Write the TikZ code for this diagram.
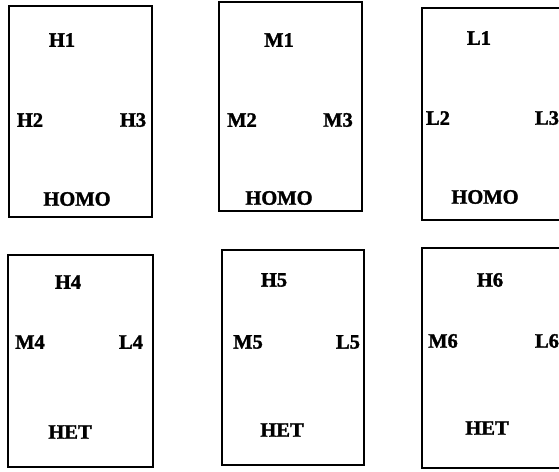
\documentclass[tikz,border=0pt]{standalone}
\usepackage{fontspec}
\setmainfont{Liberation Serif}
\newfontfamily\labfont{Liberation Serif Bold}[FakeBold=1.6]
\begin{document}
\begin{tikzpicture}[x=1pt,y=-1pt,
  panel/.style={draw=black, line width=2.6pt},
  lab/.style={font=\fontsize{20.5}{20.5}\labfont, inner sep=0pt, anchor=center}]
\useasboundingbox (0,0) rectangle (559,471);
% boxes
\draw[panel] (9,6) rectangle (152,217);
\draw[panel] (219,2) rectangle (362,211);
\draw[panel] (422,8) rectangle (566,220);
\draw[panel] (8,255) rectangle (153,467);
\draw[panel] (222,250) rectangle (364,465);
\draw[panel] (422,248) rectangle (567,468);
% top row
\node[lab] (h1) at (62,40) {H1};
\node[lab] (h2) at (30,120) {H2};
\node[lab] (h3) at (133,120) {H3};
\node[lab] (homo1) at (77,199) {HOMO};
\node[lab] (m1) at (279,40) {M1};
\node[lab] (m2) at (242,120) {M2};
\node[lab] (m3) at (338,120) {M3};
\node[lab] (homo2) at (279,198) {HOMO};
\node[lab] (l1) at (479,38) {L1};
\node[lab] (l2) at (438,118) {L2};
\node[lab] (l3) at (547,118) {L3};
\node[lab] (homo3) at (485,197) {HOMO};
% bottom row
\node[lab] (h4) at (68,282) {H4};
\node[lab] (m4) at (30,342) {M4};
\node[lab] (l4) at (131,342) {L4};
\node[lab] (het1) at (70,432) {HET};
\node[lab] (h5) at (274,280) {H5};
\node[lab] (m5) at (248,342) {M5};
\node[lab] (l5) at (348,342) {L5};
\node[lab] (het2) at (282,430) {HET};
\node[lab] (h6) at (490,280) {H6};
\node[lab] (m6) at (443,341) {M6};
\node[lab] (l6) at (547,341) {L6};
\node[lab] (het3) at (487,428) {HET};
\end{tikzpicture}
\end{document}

= = =

# DIRECTIONS FOR THIS TASK
In your copy, leave out the pictures and reproduce the material above exactly.

# THE REPLY
Write the TikZ code for this diagram.
\documentclass[tikz,border=0pt]{standalone}
\usepackage{fontspec}
\setmainfont{Liberation Serif}
\newfontfamily\labfont{Liberation Serif Bold}[FakeBold=1.6]
\begin{document}
\begin{tikzpicture}[x=1pt,y=-1pt,
  panel/.style={draw=black, line width=2.6pt},
  lab/.style={font=\fontsize{20.5}{20.5}\labfont, inner sep=0pt, anchor=center}]
\useasboundingbox (0,0) rectangle (559,471);
% boxes
\draw[panel] (9,6) rectangle (152,217);
\draw[panel] (219,2) rectangle (362,211);
\draw[panel] (422,8) rectangle (566,220);
\draw[panel] (8,255) rectangle (153,467);
\draw[panel] (222,250) rectangle (364,465);
\draw[panel] (422,248) rectangle (567,468);
% top row
\node[lab] (h1) at (62,40) {H1};
\node[lab] (h2) at (30,120) {H2};
\node[lab] (h3) at (133,120) {H3};
\node[lab] (homo1) at (77,199) {HOMO};
\node[lab] (m1) at (279,40) {M1};
\node[lab] (m2) at (242,120) {M2};
\node[lab] (m3) at (338,120) {M3};
\node[lab] (homo2) at (279,198) {HOMO};
\node[lab] (l1) at (479,38) {L1};
\node[lab] (l2) at (438,118) {L2};
\node[lab] (l3) at (547,118) {L3};
\node[lab] (homo3) at (485,197) {HOMO};
% bottom row
\node[lab] (h4) at (68,282) {H4};
\node[lab] (m4) at (30,342) {M4};
\node[lab] (l4) at (131,342) {L4};
\node[lab] (het1) at (70,432) {HET};
\node[lab] (h5) at (274,280) {H5};
\node[lab] (m5) at (248,342) {M5};
\node[lab] (l5) at (348,342) {L5};
\node[lab] (het2) at (282,430) {HET};
\node[lab] (h6) at (490,280) {H6};
\node[lab] (m6) at (443,341) {M6};
\node[lab] (l6) at (547,341) {L6};
\node[lab] (het3) at (487,428) {HET};
\end{tikzpicture}
\end{document}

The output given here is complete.